The big plan, the short-term plan and the medium plan for raising the debt ceiling and coming up with a deficit busting program have gotten extensive and appropriate media coverage.

 

What’s going on in Washington is a disgrace and an embarrassment. The U.S. government’s AAA credit rating has already taken a hit from this inane political braggadocio and will take a further hit should an agreement not be reached by next week.

 

The political posturing that is underway is offensive and obvious to all of us—so much so that voters jammed the email servers and phone lines of dozens of congressional offices this week in response to President Obama asking people to let their elected representatives know their thoughts about the budget and debt ceiling impasse.

 

These people are grownups whose job it is to represent our best interests. It is not in our best interests for anybody, regardless of what side of the aisle they sit on, to refer to the serious business of raising the debt ceiling and addressing the federal deficit as kicking the can down the road. Kick the can is a game.
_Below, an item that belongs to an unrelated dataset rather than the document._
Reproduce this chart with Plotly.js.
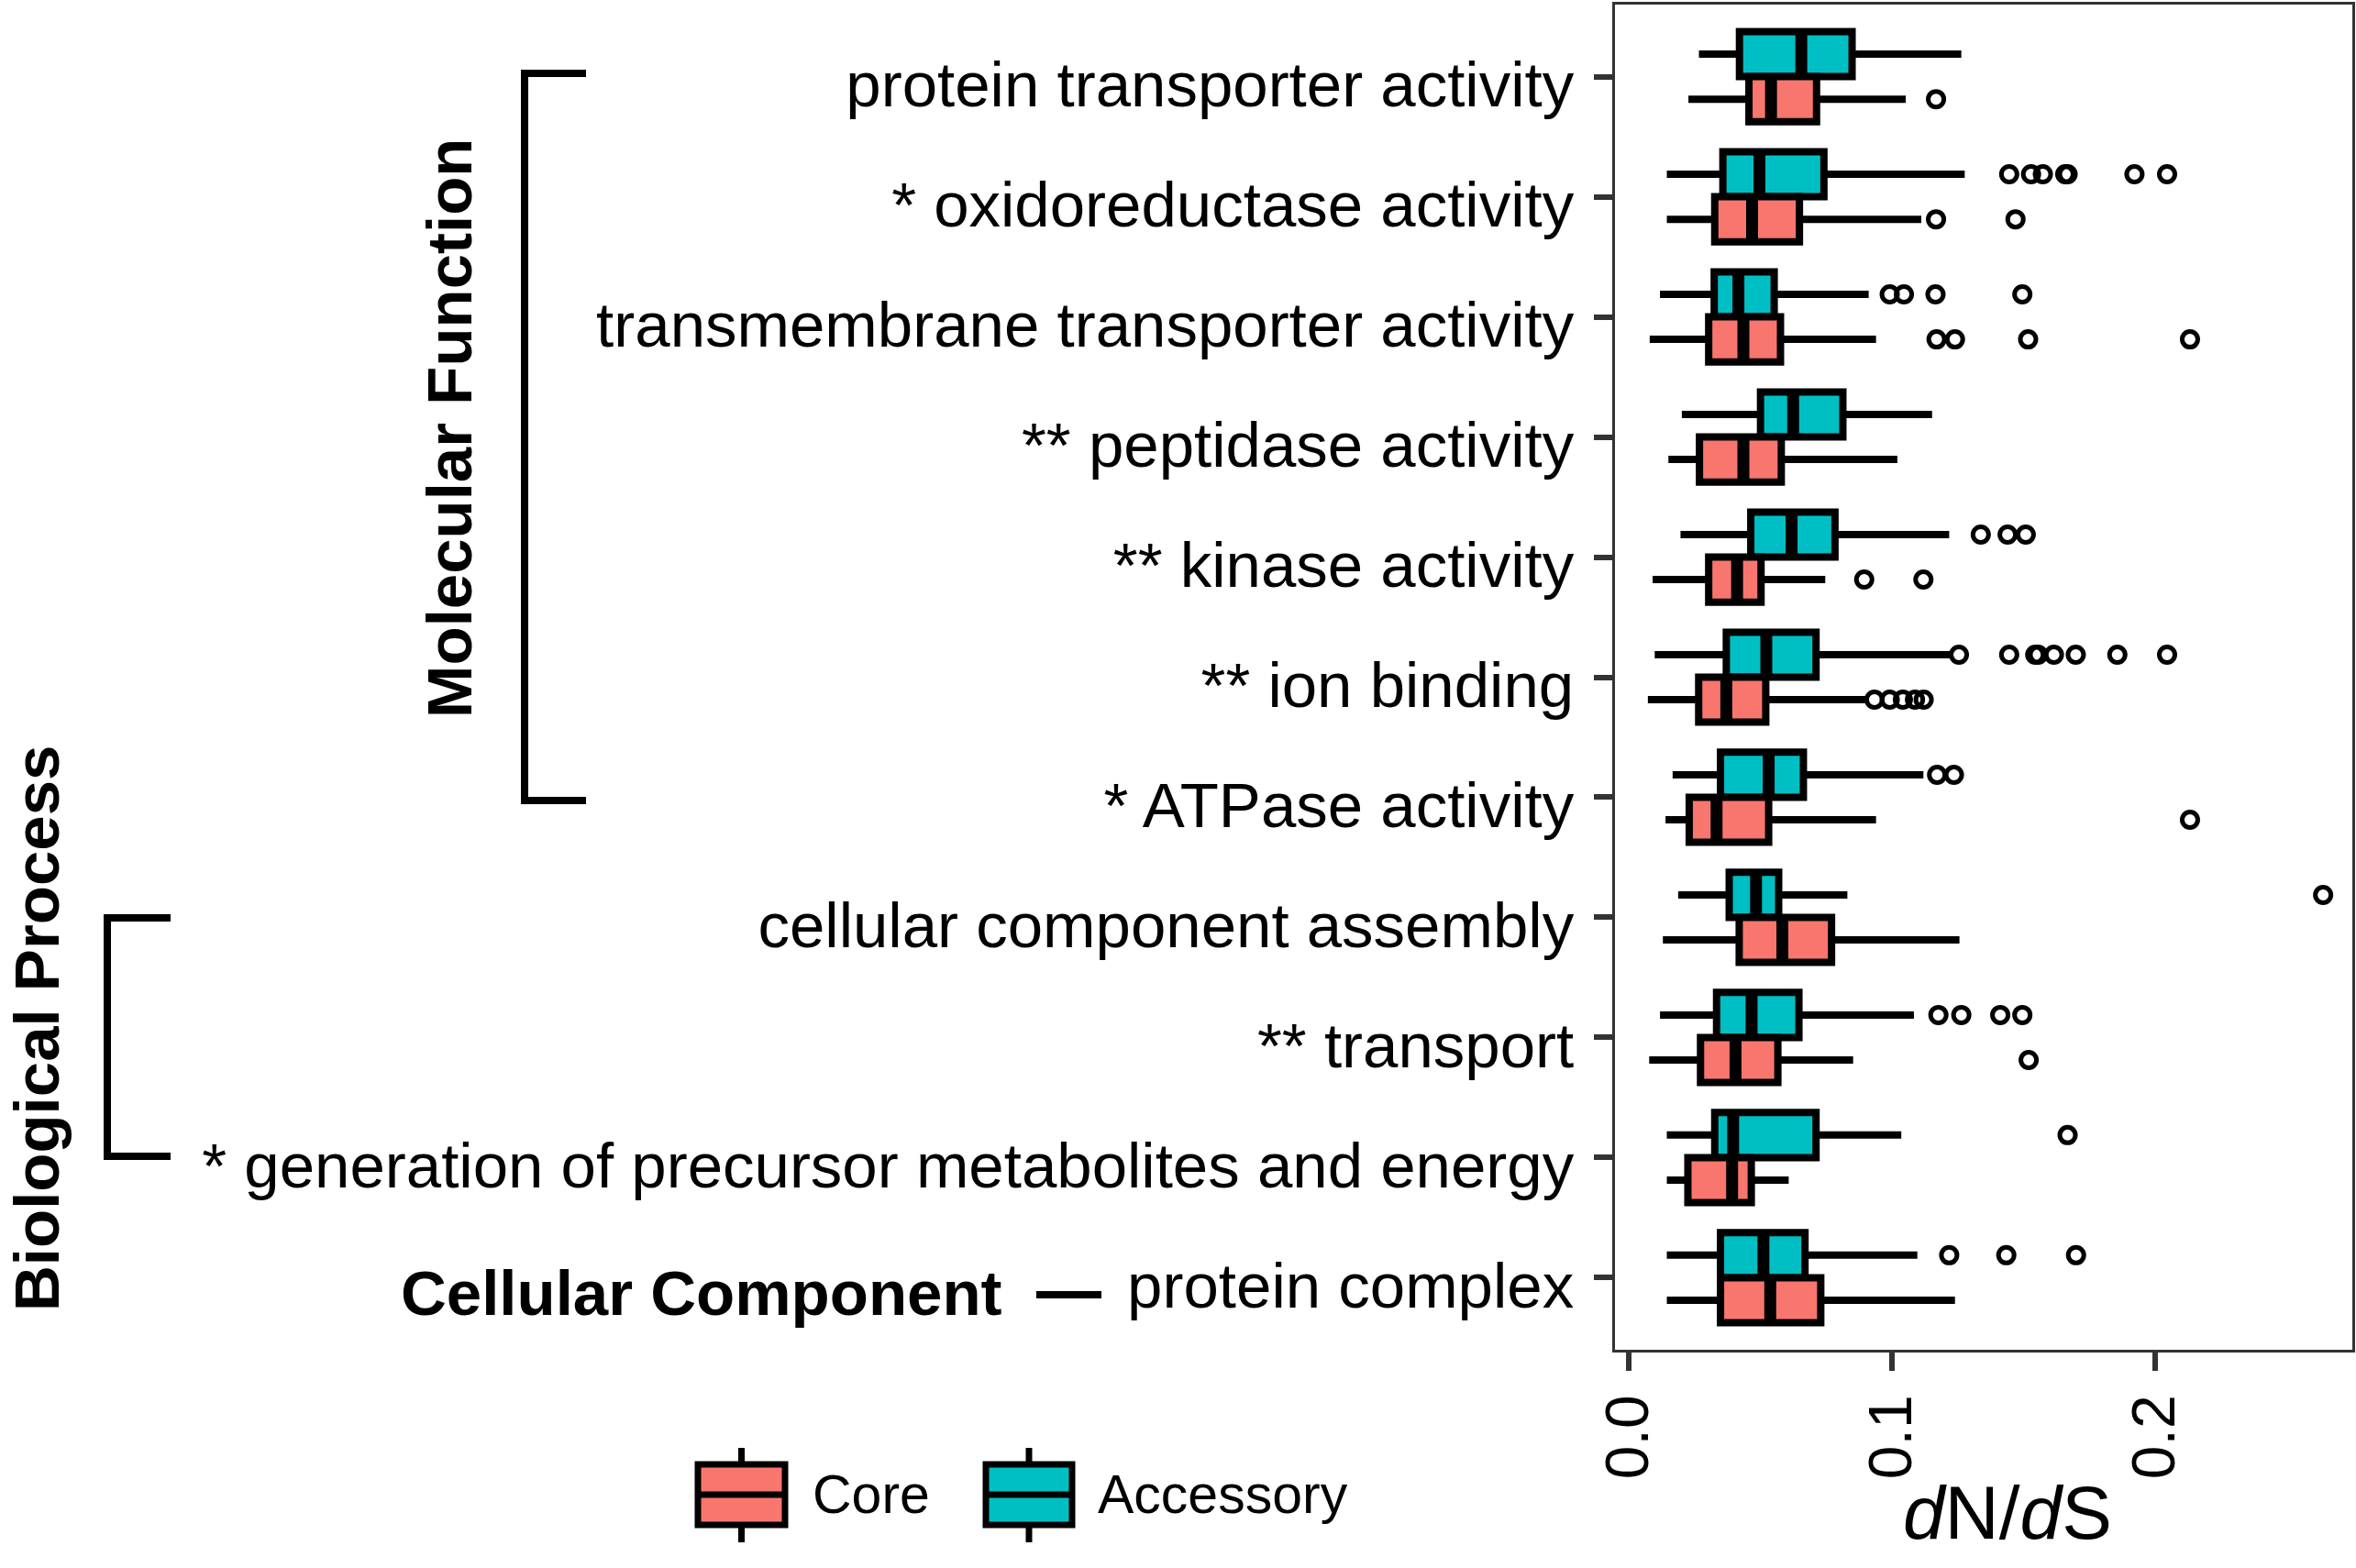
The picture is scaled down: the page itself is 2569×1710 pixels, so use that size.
<!DOCTYPE html>
<html>
<head>
<meta charset="utf-8">
<script src="https://cdn.plot.ly/plotly-3.0.1.min.js"></script>
<style>html,body{margin:0;padding:0;background:#fff;}#chart{width:2569px;height:1710px;}</style>
</head>
<body>
<div id="chart"></div>
<script>
// ---------------- data (top to bottom) ----------------
const categories = [
  "protein transporter activity",
  "* oxidoreductase activity",
  "transmembrane transporter activity",
  "** peptidase activity",
  "** kinase activity",
  "** ion binding",
  "* ATPase activity",
  "cellular component assembly",
  "** transport",
  "* generation of precursor metabolites and energy",
  "protein complex"
];
const seriesNames = ["Core", "Accessory"];

const accLower  = [0.0267, 0.0145, 0.0119, 0.0202, 0.0197, 0.0099, 0.0167, 0.0188, 0.0119, 0.0145, 0.0145];
const accQ1     = [0.0421, 0.0358, 0.0325, 0.0501, 0.0464, 0.0371, 0.0349, 0.0382, 0.0334, 0.0327, 0.0349];
const accMedian = [0.0656, 0.0497, 0.0417, 0.0625, 0.0619, 0.0523, 0.0532, 0.0484, 0.0467, 0.0397, 0.0512];
const accQ3     = [0.0849, 0.0742, 0.0553, 0.0814, 0.0784, 0.0712, 0.0664, 0.0570, 0.0647, 0.0712, 0.0670];
const accUpper  = [0.1264, 0.1277, 0.0912, 0.1153, 0.1218, 0.1227, 0.1120, 0.0831, 0.1084, 0.1036, 0.1097];
const accOutliers = [
  [],
  [0.1446, 0.1529, 0.1574, 0.1659, 0.1668, 0.1922, 0.2046],
  [0.0992, 0.1046, 0.1166, 0.1496],
  [],
  [0.1338, 0.1440, 0.1509],
  [0.1255, 0.1446, 0.1545, 0.1556, 0.1616, 0.1699, 0.1857, 0.2046],
  [0.1172, 0.1236],
  [0.2639],
  [0.1177, 0.1264, 0.1412, 0.1496],
  [0.1668],
  [0.1218, 0.1435, 0.1700]
];

const coreLower  = [0.0227, 0.0145, 0.0080, 0.0151, 0.0091, 0.0073, 0.0140, 0.0130, 0.0078, 0.0145, 0.0145];
const coreQ1     = [0.0457, 0.0327, 0.0304, 0.0269, 0.0304, 0.0266, 0.0230, 0.0420, 0.0273, 0.0225, 0.0349];
const coreMedian = [0.0541, 0.0469, 0.0436, 0.0436, 0.0412, 0.0371, 0.0334, 0.0584, 0.0406, 0.0393, 0.0538];
const coreQ3     = [0.0714, 0.0649, 0.0577, 0.0580, 0.0503, 0.0521, 0.0532, 0.0771, 0.0567, 0.0466, 0.0730];
const coreUpper  = [0.1053, 0.1112, 0.0940, 0.1021, 0.0747, 0.0912, 0.0940, 0.1257, 0.0853, 0.0608, 0.1240];
const coreOutliers = [
  [0.1168],
  [0.1168, 0.1470],
  [0.1170, 0.1240, 0.1518, 0.2133],
  [],
  [0.0895, 0.1120],
  [0.0934, 0.0992, 0.1042, 0.1088, 0.1121],
  [0.2133],
  [],
  [0.1520],
  [],
  []
];

const xTickVals = [0, 0.1, 0.2];
const xTickText = ["0.0", "0.1", "0.2"];
const xTitle = "<i>d</i>N/<i>d</i>S";

// ---------------- styling ----------------
const FONT = "Liberation Sans, Arial, Helvetica, sans-serif";
const CORE_COL = "#F8766D";
const ACC_COL = "#00BFC4";
const DODGE = 0.1875;      // half of the dodge width 0.75/2
const BOXW = 0.375;

const idx = categories.map((_, i) => i);
const corePos = idx.map(i => i + DODGE);
const accPos = idx.map(i => i - DODGE);

function boxTrace(name, pos, lo, q1, med, q3, up, col) {
  return {
    type: "box", orientation: "h", name: name, showlegend: false,
    y: pos, q1: q1, median: med, q3: q3, lowerfence: lo, upperfence: up,
    width: BOXW, boxpoints: false, whiskerwidth: 0,
    fillcolor: col, line: {color: "#000", width: 8},
    hoverinfo: "x"
  };
}
function medianTrace(pos, med) {
  const xs = [], ys = [];
  med.forEach((m, i) => { xs.push(m, m, null); ys.push(pos[i] - BOXW / 2, pos[i] + BOXW / 2, null); });
  return {type: "scatter", mode: "lines", x: xs, y: ys, showlegend: false, hoverinfo: "skip",
          line: {color: "#000", width: 13}};
}
function outlierTrace(pos, outs) {
  const xs = [], ys = [];
  outs.forEach((arr, i) => arr.forEach(v => { xs.push(v); ys.push(pos[i]); }));
  return {type: "scatter", mode: "markers", x: xs, y: ys, showlegend: false,
          marker: {symbol: "circle-open", size: 17, color: "#000", line: {width: 5, color: "#000"}}};
}

const traces = [
  boxTrace("Accessory", accPos, accLower, accQ1, accMedian, accQ3, accUpper, ACC_COL),
  boxTrace("Core", corePos, coreLower, coreQ1, coreMedian, coreQ3, coreUpper, CORE_COL),
  medianTrace(accPos, accMedian),
  medianTrace(corePos, coreMedian),
  outlierTrace(accPos, accOutliers),
  outlierTrace(corePos, coreOutliers)
];

// pixel -> paper helpers for decorations outside the panel
const W = 2569, H = 1710, L = 1761, R = 2565, T = 5, B = 1472;
const px = p => (p - L) / (R - L);
const py = p => (B - p) / (B - T);

function line(x0, y0, x1, y1, w) {
  return {type: "line", xref: "paper", yref: "paper", x0: px(x0), y0: py(y0), x1: px(x1), y1: py(y1),
          line: {color: "#000", width: w}};
}
const BW = 8;
const shapes = [
  // Molecular Function bracket
  line(572, 80, 572, 873, BW), line(568, 80, 639, 80, BW), line(568, 873, 639, 873, BW),
  // Biological Process bracket
  line(117, 1001, 117, 1261, BW), line(113, 1001, 186, 1001, BW), line(113, 1261, 186, 1261, BW),
  // Cellular Component dash
  line(1130, 1412, 1201, 1412, BW)
];
// legend keys
function legendKey(x0, x1, col) {
  const xc = (x0 + x1) / 2;
  shapes.push(line(xc, 1579, xc, 1597, 7));
  shapes.push(line(xc, 1663, xc, 1682, 7));
  shapes.push({type: "rect", xref: "paper", yref: "paper", x0: px(x0), x1: px(x1), y0: py(1597), y1: py(1663),
               fillcolor: col, line: {color: "#000", width: 7}});
  shapes.push(line(x0, 1630, x1, 1630, 7));
}
legendKey(761, 856, CORE_COL);
legendKey(1075, 1169, ACC_COL);

function ann(text, x, y, opts) {
  return Object.assign({text: text, xref: "paper", yref: "paper", x: px(x), y: py(y), showarrow: false,
                        font: {family: FONT, size: 69, color: "#000"}}, opts || {});
}
const annotations = [
  ann("<b>Molecular Function</b>", 490, 467, {textangle: -90, xanchor: "center", yanchor: "middle"}),
  ann("<b>Biological Process</b>", 40, 1122, {textangle: -90, xanchor: "center", yanchor: "middle"}),
  ann("<b>Cellular Component</b>", 1095, 1410, {xanchor: "right", yanchor: "middle"}),
  ann(seriesNames[0], 884, 1630, {xanchor: "left", yanchor: "middle", font: {family: FONT, size: 59, color: "#000"}}),
  ann(seriesNames[1], 1195, 1630, {xanchor: "left", yanchor: "middle", font: {family: FONT, size: 59, color: "#000"}}),
  ann(xTitle, 2189, 1650, {xanchor: "center", yanchor: "middle", font: {family: FONT, size: 82, color: "#000"}})
];

const layout = {
  width: W, height: H,
  paper_bgcolor: "#fff", plot_bgcolor: "#fff",
  margin: {l: L, r: W - R, t: T, b: H - B, pad: 0},
  showlegend: false,
  font: {family: FONT, color: "#000"},
  xaxis: {
    range: [-0.0052, 0.275], tickvals: xTickVals, ticktext: xTickText, tickangle: -90,
    tickfont: {family: FONT, size: 66, color: "#000"},
    ticks: "outside", ticklen: 20, tickwidth: 6, tickcolor: "#333",
    showline: true, linecolor: "#333", linewidth: 3, mirror: true,
    showgrid: false, zeroline: false
  },
  yaxis: {
    range: [10.6, -0.6], tickvals: idx, ticktext: categories,
    tickfont: {family: FONT, size: 69, color: "#000"},
    ticks: "outside", ticklen: 20, tickwidth: 6, tickcolor: "#333", ticklabelstandoff: 8,
    ticklabelshift: -8,
    showline: true, linecolor: "#333", linewidth: 3, mirror: true,
    showgrid: false, zeroline: false
  },
  shapes: shapes,
  annotations: annotations
};

Plotly.newPlot("chart", traces, layout, {displayModeBar: false, staticPlot: true});
</script>
</body>
</html>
This is not.

 

And, while politicians in Washington are engineering the negotiations with an eye to the 2012 presidential election and their own re-election efforts, that is of little interest to the average American who is increasingly disgusted by the partisanship, the gamesmanship, the one-upsmanship and the pandering to the extreme fringes of both parties.

 

Other than the efforts of the president to sit down with leaders of both parties and seek a solution, it cannot be said that Speaker of the House John Boehner nor Senate Majority Leader Harry Reid have made a good faith effort to sit down and comes to terms.

 

To endanger the country’s credit rating and leave Social Security recipients, Medicare recipients and the country’s neediest citizens at risk is unconscionable, irresponsible and reprehensible.